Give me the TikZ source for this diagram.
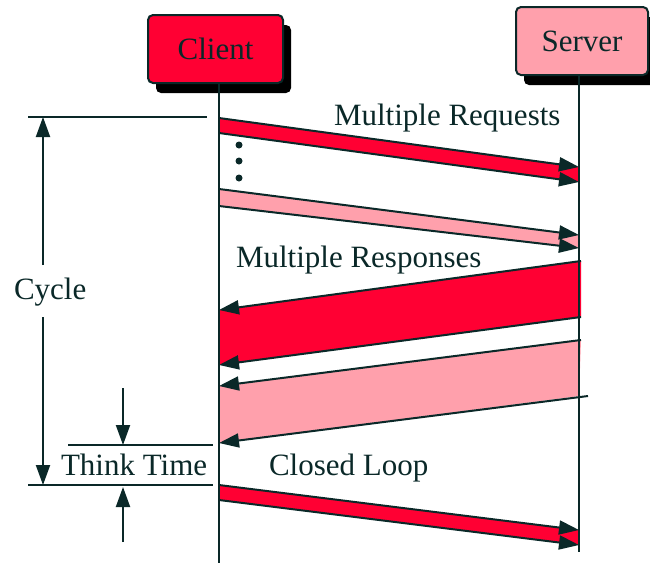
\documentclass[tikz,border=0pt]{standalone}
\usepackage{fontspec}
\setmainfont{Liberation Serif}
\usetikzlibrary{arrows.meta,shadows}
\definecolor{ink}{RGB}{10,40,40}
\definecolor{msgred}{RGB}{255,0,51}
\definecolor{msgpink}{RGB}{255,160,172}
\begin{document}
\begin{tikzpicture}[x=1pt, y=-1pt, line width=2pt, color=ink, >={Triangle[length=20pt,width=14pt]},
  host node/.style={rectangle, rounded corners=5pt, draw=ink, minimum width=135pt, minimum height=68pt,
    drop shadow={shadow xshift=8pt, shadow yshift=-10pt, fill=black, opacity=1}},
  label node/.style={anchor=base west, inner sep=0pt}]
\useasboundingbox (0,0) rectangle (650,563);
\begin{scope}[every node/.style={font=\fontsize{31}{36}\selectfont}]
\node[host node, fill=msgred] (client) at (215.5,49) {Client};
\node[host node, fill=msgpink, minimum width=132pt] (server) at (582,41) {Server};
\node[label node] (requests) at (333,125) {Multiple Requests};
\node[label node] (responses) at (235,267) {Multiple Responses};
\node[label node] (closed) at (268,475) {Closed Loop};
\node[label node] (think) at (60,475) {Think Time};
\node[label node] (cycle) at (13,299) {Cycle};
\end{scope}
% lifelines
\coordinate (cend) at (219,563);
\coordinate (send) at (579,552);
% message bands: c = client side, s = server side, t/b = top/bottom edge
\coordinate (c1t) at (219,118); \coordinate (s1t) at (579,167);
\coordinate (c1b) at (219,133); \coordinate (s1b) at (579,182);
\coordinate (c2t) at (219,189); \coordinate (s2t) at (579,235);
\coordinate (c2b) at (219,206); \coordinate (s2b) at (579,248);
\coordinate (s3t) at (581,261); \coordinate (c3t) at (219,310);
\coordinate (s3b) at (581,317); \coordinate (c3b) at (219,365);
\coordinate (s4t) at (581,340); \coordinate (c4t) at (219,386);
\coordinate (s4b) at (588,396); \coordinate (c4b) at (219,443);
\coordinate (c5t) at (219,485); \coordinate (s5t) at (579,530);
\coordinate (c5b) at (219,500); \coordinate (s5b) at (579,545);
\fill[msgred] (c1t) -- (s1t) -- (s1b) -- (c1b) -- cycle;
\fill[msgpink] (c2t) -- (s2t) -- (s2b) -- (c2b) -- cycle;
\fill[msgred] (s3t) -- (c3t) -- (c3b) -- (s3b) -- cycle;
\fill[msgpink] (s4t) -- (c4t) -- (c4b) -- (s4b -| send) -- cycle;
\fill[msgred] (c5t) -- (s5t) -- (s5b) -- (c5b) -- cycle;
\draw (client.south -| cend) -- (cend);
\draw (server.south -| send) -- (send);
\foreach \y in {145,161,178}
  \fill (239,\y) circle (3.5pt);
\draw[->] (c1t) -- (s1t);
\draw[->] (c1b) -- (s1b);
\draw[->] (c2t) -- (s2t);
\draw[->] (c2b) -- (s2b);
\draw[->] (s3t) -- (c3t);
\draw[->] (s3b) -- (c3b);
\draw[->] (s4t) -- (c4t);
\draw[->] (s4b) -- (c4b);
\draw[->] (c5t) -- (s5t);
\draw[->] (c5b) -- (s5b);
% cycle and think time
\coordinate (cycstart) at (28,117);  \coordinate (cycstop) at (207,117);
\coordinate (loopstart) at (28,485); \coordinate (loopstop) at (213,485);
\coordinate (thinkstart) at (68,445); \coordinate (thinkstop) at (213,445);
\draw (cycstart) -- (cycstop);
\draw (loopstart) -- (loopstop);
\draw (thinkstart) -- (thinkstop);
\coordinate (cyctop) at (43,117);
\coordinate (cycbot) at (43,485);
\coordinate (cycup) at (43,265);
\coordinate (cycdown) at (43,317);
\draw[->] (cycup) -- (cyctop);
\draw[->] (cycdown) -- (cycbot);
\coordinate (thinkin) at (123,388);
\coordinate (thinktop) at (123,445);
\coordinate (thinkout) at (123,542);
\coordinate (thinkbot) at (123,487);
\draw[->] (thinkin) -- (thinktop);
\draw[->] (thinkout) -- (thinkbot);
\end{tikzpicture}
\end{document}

++++++++++

Output the data above without changes, apart from leaving out the pictures.

Give me the TikZ source for this diagram.
\documentclass[tikz,border=0pt]{standalone}
\usepackage{fontspec}
\setmainfont{Liberation Serif}
\usetikzlibrary{arrows.meta,shadows}
\definecolor{ink}{RGB}{10,40,40}
\definecolor{msgred}{RGB}{255,0,51}
\definecolor{msgpink}{RGB}{255,160,172}
\begin{document}
\begin{tikzpicture}[x=1pt, y=-1pt, line width=2pt, color=ink, >={Triangle[length=20pt,width=14pt]},
  host node/.style={rectangle, rounded corners=5pt, draw=ink, minimum width=135pt, minimum height=68pt,
    drop shadow={shadow xshift=8pt, shadow yshift=-10pt, fill=black, opacity=1}},
  label node/.style={anchor=base west, inner sep=0pt}]
\useasboundingbox (0,0) rectangle (650,563);
\begin{scope}[every node/.style={font=\fontsize{31}{36}\selectfont}]
\node[host node, fill=msgred] (client) at (215.5,49) {Client};
\node[host node, fill=msgpink, minimum width=132pt] (server) at (582,41) {Server};
\node[label node] (requests) at (333,125) {Multiple Requests};
\node[label node] (responses) at (235,267) {Multiple Responses};
\node[label node] (closed) at (268,475) {Closed Loop};
\node[label node] (think) at (60,475) {Think Time};
\node[label node] (cycle) at (13,299) {Cycle};
\end{scope}
% lifelines
\coordinate (cend) at (219,563);
\coordinate (send) at (579,552);
% message bands: c = client side, s = server side, t/b = top/bottom edge
\coordinate (c1t) at (219,118); \coordinate (s1t) at (579,167);
\coordinate (c1b) at (219,133); \coordinate (s1b) at (579,182);
\coordinate (c2t) at (219,189); \coordinate (s2t) at (579,235);
\coordinate (c2b) at (219,206); \coordinate (s2b) at (579,248);
\coordinate (s3t) at (581,261); \coordinate (c3t) at (219,310);
\coordinate (s3b) at (581,317); \coordinate (c3b) at (219,365);
\coordinate (s4t) at (581,340); \coordinate (c4t) at (219,386);
\coordinate (s4b) at (588,396); \coordinate (c4b) at (219,443);
\coordinate (c5t) at (219,485); \coordinate (s5t) at (579,530);
\coordinate (c5b) at (219,500); \coordinate (s5b) at (579,545);
\fill[msgred] (c1t) -- (s1t) -- (s1b) -- (c1b) -- cycle;
\fill[msgpink] (c2t) -- (s2t) -- (s2b) -- (c2b) -- cycle;
\fill[msgred] (s3t) -- (c3t) -- (c3b) -- (s3b) -- cycle;
\fill[msgpink] (s4t) -- (c4t) -- (c4b) -- (s4b -| send) -- cycle;
\fill[msgred] (c5t) -- (s5t) -- (s5b) -- (c5b) -- cycle;
\draw (client.south -| cend) -- (cend);
\draw (server.south -| send) -- (send);
\foreach \y in {145,161,178}
  \fill (239,\y) circle (3.5pt);
\draw[->] (c1t) -- (s1t);
\draw[->] (c1b) -- (s1b);
\draw[->] (c2t) -- (s2t);
\draw[->] (c2b) -- (s2b);
\draw[->] (s3t) -- (c3t);
\draw[->] (s3b) -- (c3b);
\draw[->] (s4t) -- (c4t);
\draw[->] (s4b) -- (c4b);
\draw[->] (c5t) -- (s5t);
\draw[->] (c5b) -- (s5b);
% cycle and think time
\coordinate (cycstart) at (28,117);  \coordinate (cycstop) at (207,117);
\coordinate (loopstart) at (28,485); \coordinate (loopstop) at (213,485);
\coordinate (thinkstart) at (68,445); \coordinate (thinkstop) at (213,445);
\draw (cycstart) -- (cycstop);
\draw (loopstart) -- (loopstop);
\draw (thinkstart) -- (thinkstop);
\coordinate (cyctop) at (43,117);
\coordinate (cycbot) at (43,485);
\coordinate (cycup) at (43,265);
\coordinate (cycdown) at (43,317);
\draw[->] (cycup) -- (cyctop);
\draw[->] (cycdown) -- (cycbot);
\coordinate (thinkin) at (123,388);
\coordinate (thinktop) at (123,445);
\coordinate (thinkout) at (123,542);
\coordinate (thinkbot) at (123,487);
\draw[->] (thinkin) -- (thinktop);
\draw[->] (thinkout) -- (thinkbot);
\end{tikzpicture}
\end{document}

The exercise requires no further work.